Juilliard PianoScope at The Morgan Library
“It’s not easy writing in a dugout, it’s too cramped and too wet, and all day long one’s ears are ringing with the sound of eternal gunfire. Outside, shells are flying around our heads. … Everything gets shot at here, nowhere can one live for 2 or 3 days in the blissful knowledge of not hearing this beastly noise. In fact we’re no better off than the conscripts in the trenches. You can’t imagine how sick and tired I am of this life. How long does this wretched existence have to go on? Will this stupid breed of idiots never put an end to this devilish war? … But enough of this grumbling, it won’t do any good.”
Composer Paul Hindemith wrote these words while serving at the Western Front in World War I, the nasty, brutish (though not short) cataclysm that began 100 years ago this summer. In the fall, faculty member Aaron Wunsch gave a course on the piano music of World War I, and on December 9, at the Morgan Library, the students who took it will perform short works by 14 composers (among them Ravel, who's pictured; Prokofiev, Stravinsky, Bartók, and Debussy). As part of the program, Juilliard actors will do dramatic readings of World War I poetry and excerpts from composers’ letters. A shorter version of the concert without the dramatic readings takes place in Paul Hall on December 3.
Evening Division Ramps Up for Spring
Itching for more behind-the-scenes info about other upcoming Juilliard performances? The Evening Division has many multifaceted courses this spring, and many are related to performances, including dramaturg Shana Komitee’s short course connected to the third-year actors’ Shakespeare repertory. Other highlights of the spring catalog include The American Symphony in the 20th Century; Beyond Practicing: Skills for Optimal Performance; The Basics of Singing; Introduction to Music Technology; Understanding the Music Business; and Music Theory and Analysis.
Archives Commemorates Rosalyn Tureck’s Centennial
A new exhibit in the Juilliard Archives, which will be up through December 19, celebrates Rosalyn Tureck’s many years at Juilliard.

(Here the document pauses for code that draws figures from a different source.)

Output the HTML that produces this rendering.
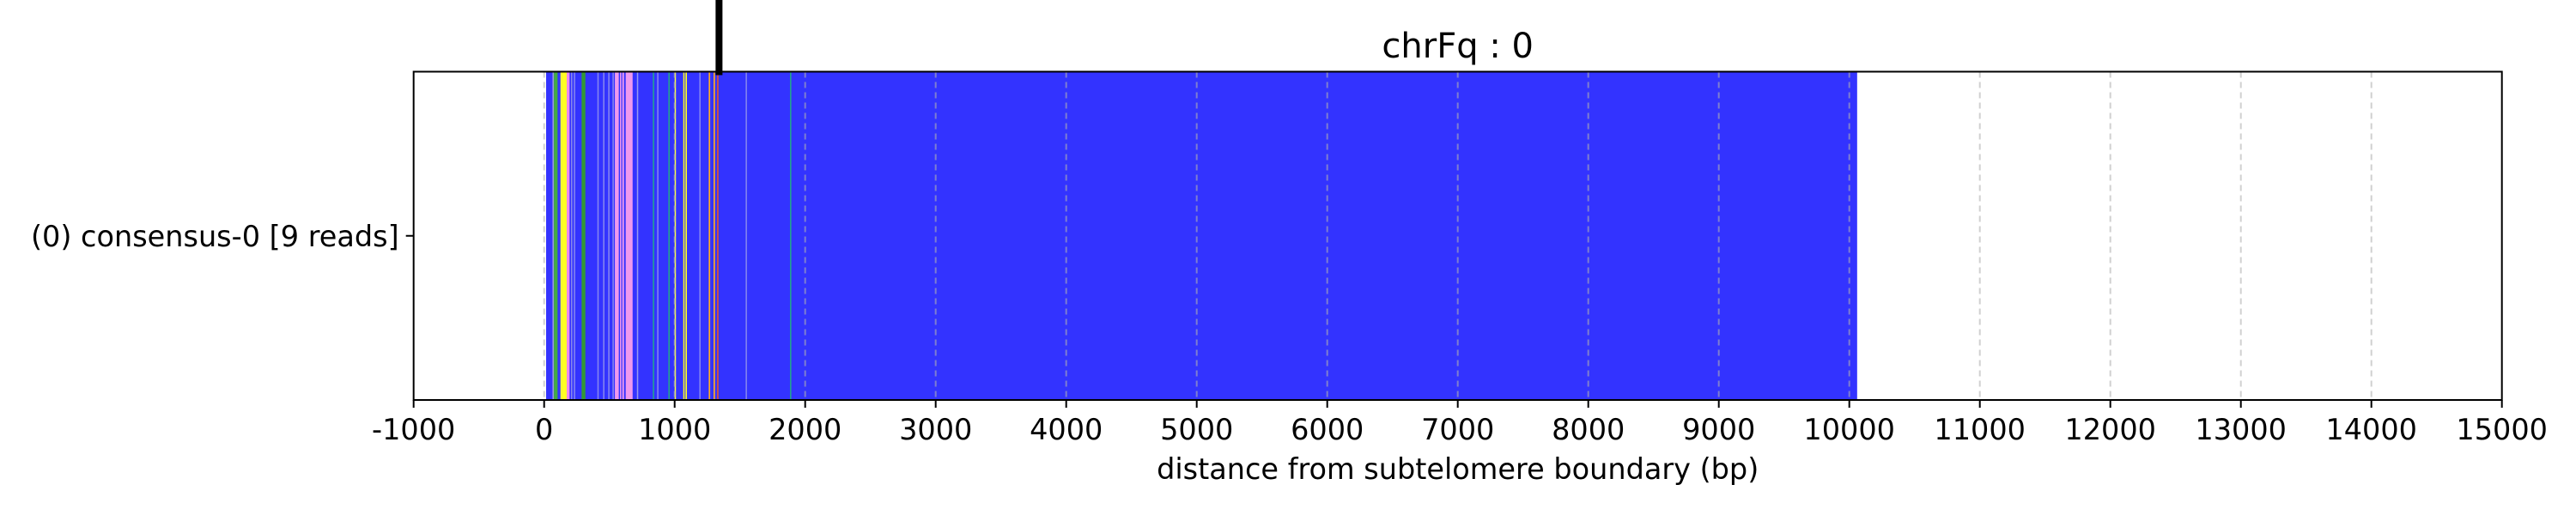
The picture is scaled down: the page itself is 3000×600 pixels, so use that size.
<!DOCTYPE html>
<html><head><meta charset="utf-8"><style>
html,body{margin:0;padding:0;background:#fff;}
svg{display:block;font-family:"DejaVu Sans","Liberation Sans",sans-serif;}
</style></head>
<body>
<svg id="chart" width="3000" height="600" viewBox="0 0 3000 600" xmlns="http://www.w3.org/2000/svg"></svg>
<script>
const xTicks = [-1000,0,1000,2000,3000,4000,5000,6000,7000,8000,9000,10000,11000,12000,13000,14000,15000];
const tickLabels = ["-1000","0","1000","2000","3000","4000","5000","6000","7000","8000","9000","10000","11000","12000","13000","14000","15000"];
const baseStart = 15;
const baseEnd = 10060;
const segStart = [64,75,125,134,173,206,228,287,408,452,491,524,542,581,599,625,711,833,866,952,1000,1066,1083,1189,1261,1298,1325,1544,1884];
const segEnd   = [75,103,134,173,195,210,232,316,412,456,495,528,572,590,612,678,715,837,870,956,1004,1072,1094,1193,1272,1309,1336,1548,1888];
const segColor = ["#9999dd","#44aa44","#ffff33","#ffff22","#ee88ee","#8888ee","#8888ee","#339933","#8888ee","#8888ee","#8888ee","#8888ee","#ee99ee","#ee99ee","#ee99ee","#ee99ee","#9999ee","#22aa88","#8888ee","#22aa88","#ffff44","#ffff22","#ffff22","#8888ee","#ffaa22","#ffaa22","#dd5533","#8888ee","#22aa88"];
const markerPos = 1340;

const NS = "http://www.w3.org/2000/svg";
const svg = document.getElementById("chart");
const L = 481.7, R = 2913.7, T = 83.5, B = 466;
const xMin = -1000, xMax = 15000;
function xs(v){ return L + (v - xMin) / (xMax - xMin) * (R - L); }
function mk(tag, attrs, parent){
  const e = document.createElementNS(NS, tag);
  for (const k in attrs) e.setAttribute(k, attrs[k]);
  (parent || svg).appendChild(e);
  return e;
}
let b = mk("rect", {x: xs(baseStart), y: T, width: xs(baseEnd) - xs(baseStart), height: B - T, fill: "#3333ff"});


for (let i = 0; i < segStart.length; i++) {
  const r = mk("rect", {x: xs(segStart[i]), y: T, width: Math.max(1.5, xs(segEnd[i]) - xs(segStart[i])), height: B - T, fill: segColor[i]});
  
  
}
for (let i = 0; i < xTicks.length; i++) {
  if (xTicks[i] <= xMin || xTicks[i] >= xMax) continue;
  const g = mk("line", {x1: xs(xTicks[i]), x2: xs(xTicks[i]), y1: T, y2: B, stroke: "#b0b0b0", "stroke-opacity": 0.6, "stroke-width": 2, "stroke-dasharray": "7,5"});
  
  
}
const f = mk("rect", {x: L, y: T, width: R - L, height: B - T, fill: "none", stroke: "#000", "stroke-width": 2});


for (let i = 0; i < xTicks.length; i++) {
  const x = xs(xTicks[i]);
  const t = mk("line", {x1: x, x2: x, y1: B, y2: B + 9, stroke: "#000", "stroke-width": 2});
  
  
  const lb = mk("text", {x: x, y: B + 46, "text-anchor": "middle", "font-size": 33.5, fill: "#000"});
  lb.textContent = tickLabels[i];
  
  
}
const yt = mk("line", {x1: L - 9, x2: L, y1: (T + B) / 2, y2: (T + B) / 2, stroke: "#000", "stroke-width": 2});


const yl = mk("text", {x: L - 17, y: (T + B) / 2 + 12, "text-anchor": "end", "font-size": 33.5, fill: "#000"});
yl.textContent = "(0) consensus-0 [9 reads]";


const m = mk("line", {x1: xs(markerPos), x2: xs(markerPos), y1: 0, y2: T + 4, stroke: "#000", "stroke-width": 8});


const ti = mk("text", {x: (L + R) / 2, y: 67, "text-anchor": "middle", "font-size": 40, fill: "#000"});
ti.textContent = "chrFq : 0";


const xl = mk("text", {x: (L + R) / 2, y: 558, "text-anchor": "middle", "font-size": 33.5, fill: "#000"});
xl.textContent = "distance from subtelomere boundary (bp)";


</script>
</body></html>
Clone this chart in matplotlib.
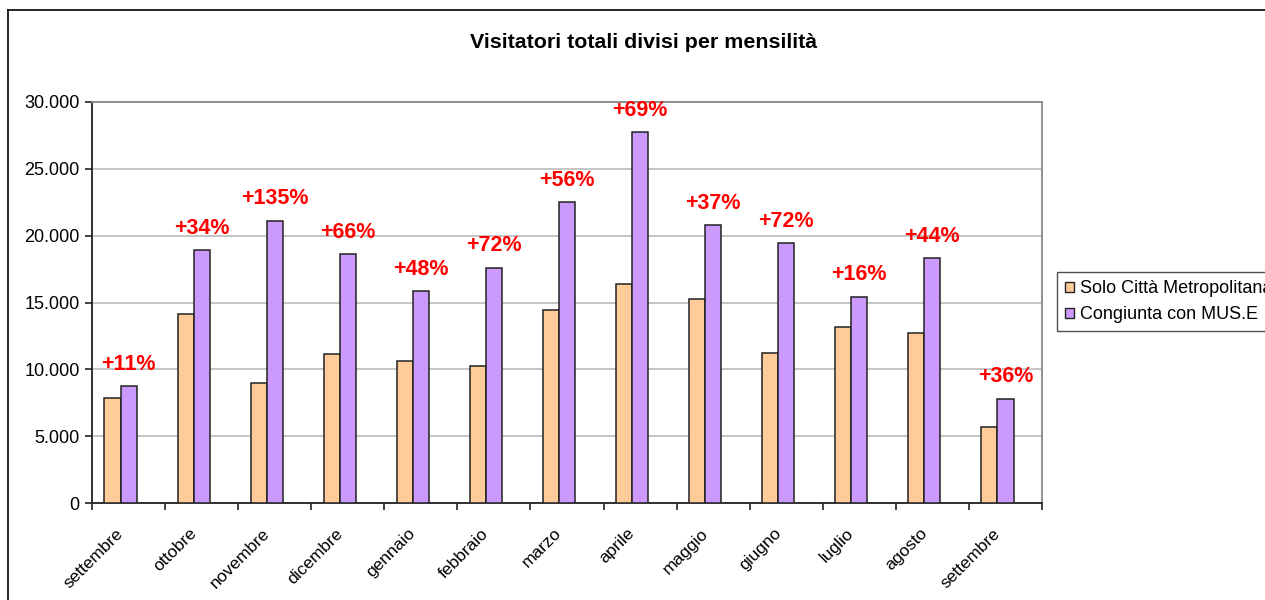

A pianist and harpsichordist who devoted more than six decades to the performance and study of the music of Johann Sebastian Bach, Tureck (1914-2003) moved to New York at the age of 16 to study with Olga Samaroff at the Juilliard Graduate School on fellowship. As a student, she was an accompanist for Paul Kochanski and also Madame Samaroff’s teaching assistant. Before graduating with distinction in 1935, Tureck won the National Federation of Music Clubs competition and the Schubert Memorial Award for appearances with the Philadelphia Symphony Orchestra. Tureck was a member of the Juilliard faculty from 1944 to 1956, and from 1972 to 1992 she gave lectures and master classes here, including classes in Bach transcription for guitar. Among her students were Sharon Isbin, Edgar Roberts, Thomas Brockman, Kurt Saffir, and Charles Wadsworth.